In reality, as I learned in last week’s Wellness Wednesday blog, I accepted that activity helps not only improve one’s physical health, but also their mental health as well. Knowing that I have to take the motions going in order to see the changes happen and that is what I am seeing. Clothes are starting to fit better again, mobility is improving easier, victories are reached, because I am doing what I need to do to make the lifestyle change, many times at my own discretion.
While it is not easy, nor is it a perfect process, it is something that is quite remarkable and gives me inspiration to keep going down the path I need to. It is like anything I do, I just need to get started and stick to it, then it will be like second nature. It is, oftentimes I fall victim to just being lazy and not wanting to take those first steps that I need to take to make things happen the way they need to, but when I do, look out I do excellent.
I as always do, second guess every move I make and whether it is the right move to make or not, whether it will benefit me, you know the guessing game begins and keeps rolling sometimes. I know in the end, my body will benefit greatly because of the work I am doing, and while these changes are indeed small and in a way indirect to the “perfect”, I am within my limits most times, therefore somehow things do come to fruition.

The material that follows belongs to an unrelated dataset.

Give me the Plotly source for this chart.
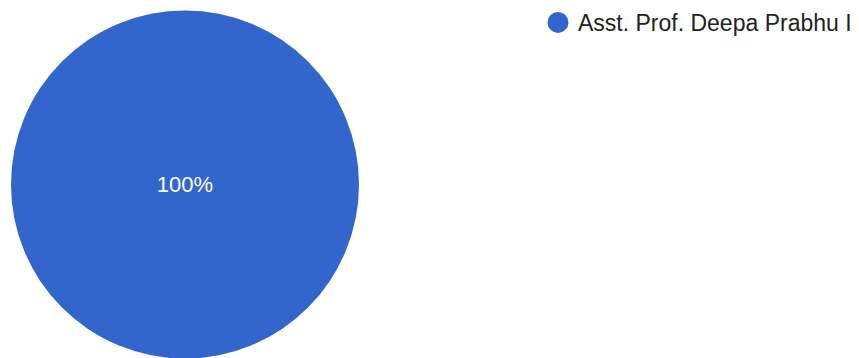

Sometimes, doing things that can be different or unpleasant can be hard to get initiated, but knowing that there is hope down the road by seeing the changes come as they do, while being patient will give me the courage and inspiration to keep up the good work as I know that I need to do to keep doing what I need to do going and progress moving forward. I know I have to because of how my body interacts with hunger and it is reframing the behaviors to best meet my needs so that I do not backslide or fall back on the behaviors of the past. As they say, “if it is to be, it is up to me.” I know the changes will not come if I do not do the work.